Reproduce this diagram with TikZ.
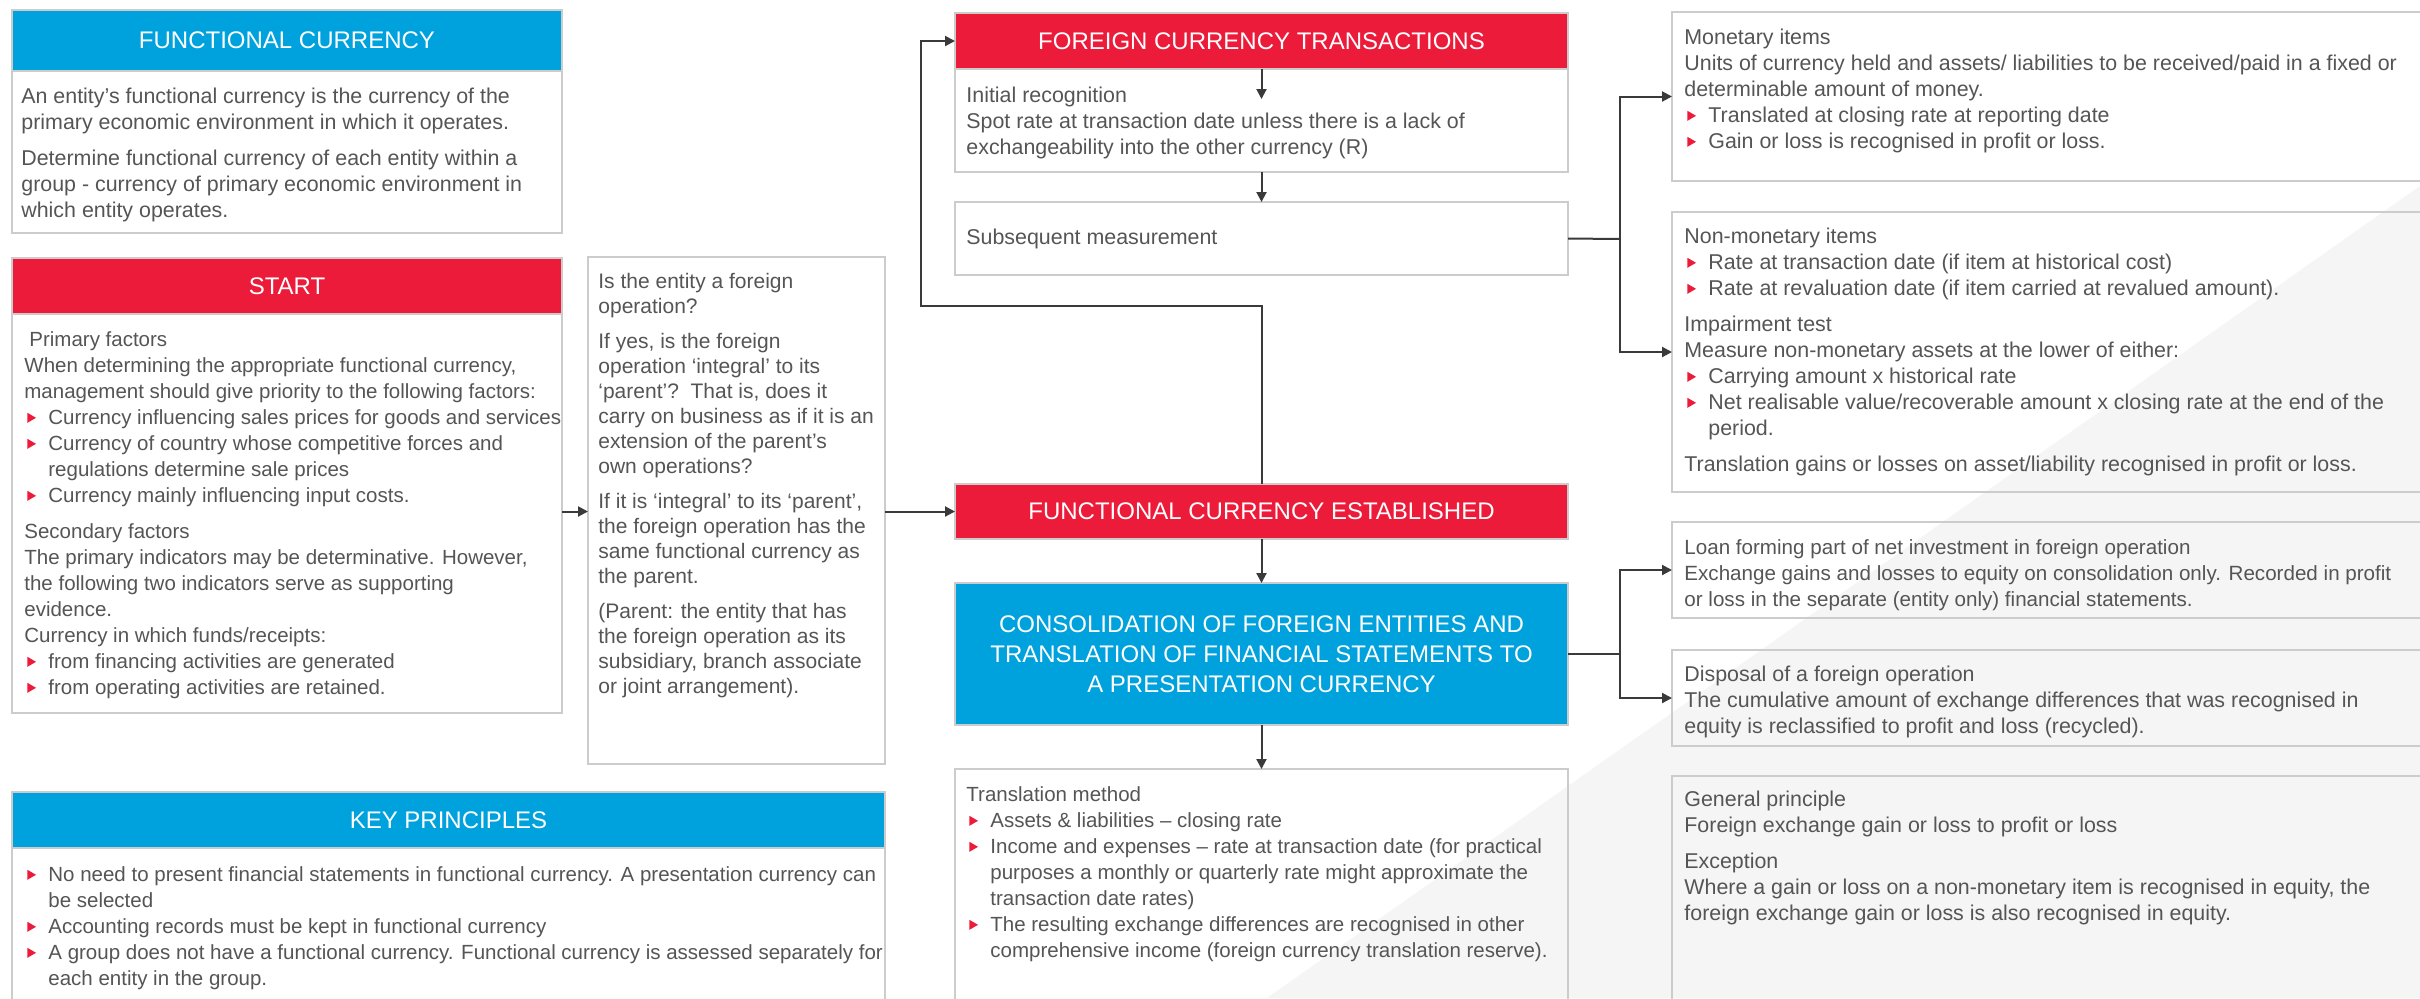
\documentclass[tikz,border=0pt]{standalone}
\usepackage{fontspec}
\setmainfont{Liberation Sans}
\usetikzlibrary{arrows.meta,fit}
\definecolor{fcred}{HTML}{ED1B3A}
\definecolor{fcblue}{HTML}{00A2DE}
\definecolor{txt}{HTML}{555555}
\definecolor{bord}{HTML}{CCCCCC}
\definecolor{arrc}{HTML}{3A3A3A}
\definecolor{bgtri}{HTML}{F5F5F5}
\newcommand\bfs{\fontsize{10.7pt}{13pt}\selectfont}
\newcommand\sfs{\fontsize{10.25pt}{13pt}\selectfont}
\newcommand\nfs{\fontsize{10.25pt}{13pt}\selectfont}
\newcommand\lfs{\fontsize{10.3pt}{13pt}\selectfont}
\newcommand\fopfs{\fontsize{10.5pt}{12.5pt}\selectfont}
\newcommand\hfs{\fontsize{12pt}{15pt}\selectfont}
\newcommand\tri{\tikz[baseline=0pt]\fill[fcred] (0pt,0.9pt) -- (0pt,5.9pt) -- (4.3pt,3.4pt) -- cycle;}
\newcommand\bul{\makebox[12pt][l]{\hspace{1.5pt}\tri}}
\newcommand\ind{\hspace*{12pt}}
\begin{document}
\begin{tikzpicture}[x=0.5pt,y=-0.5pt,
  frame/.style={draw=bord, line width=1pt, inner sep=0pt, outer sep=0pt},
  hred/.style={fill=fcred, draw=bord, line width=0.6pt, inner sep=0pt, outer sep=0pt},
  hblue/.style={fill=fcblue, draw=bord, line width=0.6pt, inner sep=0pt, outer sep=0pt},
  htext/.style={text=white, font=\hfs, inner sep=0pt, align=center},
  btext/.style={text=txt, font=\bfs, inner sep=0pt, align=left, anchor=north west},
  arr/.style={draw=arrc, line width=1pt, -{Triangle[length=5pt,width=5pt]}},
  conn/.style={draw=arrc, line width=1pt}]
\useasboundingbox (0,0) rectangle (2420,998);
\clip (0,0) rectangle (2420,998);
\fill[white] (0,0) rectangle (2420,998);
\fill[bgtri] (2420,186) -- (2420,998) -- (1267,998) -- cycle;

% ---------- left column ----------
\node[hblue, fit={(12,10) (562,71)}] (fch) {};
\node[htext] (fcht) at (fch.center) {FUNCTIONAL CURRENCY};
\node[frame, fit={(12,71) (562,233)}] (fcb) {};
\node[btext] (fcbt) at (21,85) {\strut An entity’s functional currency is the currency of the\\ primary economic environment in which it operates.\\[5pt] Determine functional currency of each entity within a\\ group - currency of primary economic environment in\\ which entity operates.};

\node[hred, fit={(12,258) (562,314)}] (sth) {};
\node[htext] (stht) at (sth.center) {START};
\node[frame, fit={(12,314) (562,713)}] (start) {};
\node[btext, font=\sfs] (startt) at (24,328) {\strut\hspace{2.5pt}Primary factors\\ When determining the appropriate functional currency,\\ management should give priority to the following factors:\\ \bul Currency influencing sales prices for goods and services\\ \bul Currency of country whose competitive forces and\\ \ind regulations determine sale prices\\ \bul Currency mainly influencing input costs.\\[5pt] Secondary factors\\ The primary indicators may be determinative. However,\\ the following two indicators serve as supporting\\ evidence.\\ Currency in which funds/receipts:\\ \bul from financing activities are generated\\ \bul from operating activities are retained.};

\node[frame, fit={(588,257) (885,764)}] (fop) {};
\node[btext, font=\fopfs] (fopt) at (598,271) {\strut Is the entity a foreign\\ operation?\\[5pt] If yes, is the foreign\\ operation ‘integral’ to its\\ ‘parent’?\ \ That is, does it\\ carry on business as if it is an\\ extension of the parent’s\\ own operations?\\[5pt] If it is ‘integral’ to its ‘parent’,\\ the foreign operation has the\\ same functional currency as\\ the parent.\\[5pt] (Parent: the entity that has\\ the foreign operation as its\\ subsidiary, branch associate\\ or joint arrangement).};

\node[hblue, fit={(12,792) (885,848)}] (kph) {};
\node[htext] (kpht) at (kph.center) {KEY PRINCIPLES};
\node[frame, fit={(12,848) (885,1010)}] (kp) {};
\node[btext, font=\nfs] (kpt) at (24,863) {\strut\bul No need to present financial statements in functional currency. A presentation currency can\\ \ind be selected\\ \bul Accounting records must be kept in functional currency\\ \bul A group does not have a functional currency. Functional currency is assessed separately for\\ \ind each entity in the group.};

% ---------- middle column ----------
\node[hred, fit={(955,13) (1568,69)}] (fcth) {};
\node[htext] (fctht) at (fcth.center) {FOREIGN CURRENCY TRANSACTIONS};
\node[frame, fit={(955,69) (1568,172)}] (fcti) {};
\node[btext] (fctit) at (966,84) {\strut Initial recognition\\ Spot rate at transaction date unless there is a lack of\\ exchangeability into the other currency (R)};
\coordinate (irtip) at (1261.5,99);
\node[frame, fit={(955,202) (1568,275)}] (subs) {};
\node[btext, anchor=west] (subst) at (966,239) {Subsequent measurement};

\node[hred, fit={(955,484) (1568,539)}] (fce) {};
\node[htext] (fcet) at (fce.center) {FUNCTIONAL CURRENCY ESTABLISHED};
\node[hblue, fit={(955,583) (1568,725)}] (cons) {};
\node[htext] (const) at (cons.center) {CONSOLIDATION OF FOREIGN ENTITIES AND\\ TRANSLATION OF FINANCIAL STATEMENTS TO\\ A PRESENTATION CURRENCY};
\node[frame, fit={(955,769) (1568,1010)}] (trans) {};
\node[btext, font=\nfs] (transt) at (966,783) {\strut Translation method\\ \bul Assets \& liabilities -- closing rate\\ \bul Income and expenses -- rate at transaction date (for practical\\ \ind purposes a monthly or quarterly rate might approximate the\\ \ind transaction date rates)\\ \bul The resulting exchange differences are recognised in other\\ \ind comprehensive income (foreign currency translation reserve).};

% ---------- right column ----------
\node[frame, fit={(1672,12) (2440,181)}] (mon) {};
\node[btext] (mont) at (1684,26) {\strut Monetary items\\ Units of currency held and assets/ liabilities to be received/paid in a fixed or\\ determinable amount of money.\\ \bul Translated at closing rate at reporting date\\ \bul Gain or loss is recognised in profit or loss.};
\node[frame, fit={(1672,212) (2440,492)}] (nmon) {};
\node[btext] (nmont) at (1684,225) {\strut Non-monetary items\\ \bul Rate at transaction date (if item at historical cost)\\ \bul Rate at revaluation date (if item carried at revalued amount).\\[5pt] Impairment test\\ Measure non-monetary assets at the lower of either:\\ \bul Carrying amount x historical rate\\ \bul Net realisable value/recoverable amount x closing rate at the end of the\\ \ind period.\\[5pt] Translation gains or losses on asset/liability recognised in profit or loss.};
\node[frame, fit={(1672,522) (2440,618)}] (loan) {};
\node[btext, font=\lfs] (loant) at (1684,536) {\strut Loan forming part of net investment in foreign operation\\ Exchange gains and losses to equity on consolidation only. Recorded in profit\\ or loss in the separate (entity only) financial statements.};
\node[frame, fit={(1672,650) (2440,746)}] (disp) {};
\node[btext] (dispt) at (1684,663) {\strut Disposal of a foreign operation\\ The cumulative amount of exchange differences that was recognised in\\ equity is reclassified to profit and loss (recycled).};
\node[frame, fit={(1672,776) (2440,1010)}] (gp) {};
\node[btext] (gpt) at (1684,788) {\strut General principle\\ Foreign exchange gain or loss to profit or loss\\[5pt] Exception\\ Where a gain or loss on a non-monetary item is recognised in equity, the\\ foreign exchange gain or loss is also recognised in equity.};

% ---------- connectors ----------
\draw[arr] (start.east |- fce.west) -- (fop.west |- fce.west);
\draw[arr] (fop.east |- fce.west) -- (fce.west);
\coordinate (fb) at (921,306);
\draw[arr] (fce.north) |- (fb) |- (fcth.west);
\draw[arr] (fcth.south) -- (irtip);
\draw[arr] (fcti.south) -- (subs.north);
\draw[arr] (fce.south) -- (cons.north);
\draw[arr] (cons.south) -- (trans.north);
\coordinate (j1) at (1620,239);
\draw[conn] (subs.east) -- (j1);
\draw[arr] (j1) |- (mon.west);
\draw[arr] (j1) |- (nmon.west);
\coordinate (j2) at (1620,654);
\draw[conn] (cons.east) -- (j2);
\draw[arr] (j2) |- (loan.west);
\draw[arr] (j2) |- (disp.west);
\end{tikzpicture}
\end{document}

Work to complete →
Transcribe exactly, with no pictures, the lines running from the first line of the material through the line holding "(fcbt) at (21,85)".

Written solution →
Reproduce this diagram with TikZ.
\documentclass[tikz,border=0pt]{standalone}
\usepackage{fontspec}
\setmainfont{Liberation Sans}
\usetikzlibrary{arrows.meta,fit}
\definecolor{fcred}{HTML}{ED1B3A}
\definecolor{fcblue}{HTML}{00A2DE}
\definecolor{txt}{HTML}{555555}
\definecolor{bord}{HTML}{CCCCCC}
\definecolor{arrc}{HTML}{3A3A3A}
\definecolor{bgtri}{HTML}{F5F5F5}
\newcommand\bfs{\fontsize{10.7pt}{13pt}\selectfont}
\newcommand\sfs{\fontsize{10.25pt}{13pt}\selectfont}
\newcommand\nfs{\fontsize{10.25pt}{13pt}\selectfont}
\newcommand\lfs{\fontsize{10.3pt}{13pt}\selectfont}
\newcommand\fopfs{\fontsize{10.5pt}{12.5pt}\selectfont}
\newcommand\hfs{\fontsize{12pt}{15pt}\selectfont}
\newcommand\tri{\tikz[baseline=0pt]\fill[fcred] (0pt,0.9pt) -- (0pt,5.9pt) -- (4.3pt,3.4pt) -- cycle;}
\newcommand\bul{\makebox[12pt][l]{\hspace{1.5pt}\tri}}
\newcommand\ind{\hspace*{12pt}}
\begin{document}
\begin{tikzpicture}[x=0.5pt,y=-0.5pt,
  frame/.style={draw=bord, line width=1pt, inner sep=0pt, outer sep=0pt},
  hred/.style={fill=fcred, draw=bord, line width=0.6pt, inner sep=0pt, outer sep=0pt},
  hblue/.style={fill=fcblue, draw=bord, line width=0.6pt, inner sep=0pt, outer sep=0pt},
  htext/.style={text=white, font=\hfs, inner sep=0pt, align=center},
  btext/.style={text=txt, font=\bfs, inner sep=0pt, align=left, anchor=north west},
  arr/.style={draw=arrc, line width=1pt, -{Triangle[length=5pt,width=5pt]}},
  conn/.style={draw=arrc, line width=1pt}]
\useasboundingbox (0,0) rectangle (2420,998);
\clip (0,0) rectangle (2420,998);
\fill[white] (0,0) rectangle (2420,998);
\fill[bgtri] (2420,186) -- (2420,998) -- (1267,998) -- cycle;

% ---------- left column ----------
\node[hblue, fit={(12,10) (562,71)}] (fch) {};
\node[htext] (fcht) at (fch.center) {FUNCTIONAL CURRENCY};
\node[frame, fit={(12,71) (562,233)}] (fcb) {};
\node[btext] (fcbt) at (21,85) {\strut An entity’s functional currency is the currency of the\\ primary economic environment in which it operates.\\[5pt] Determine functional currency of each entity within a\\ group - currency of primary economic environment in\\ which entity operates.};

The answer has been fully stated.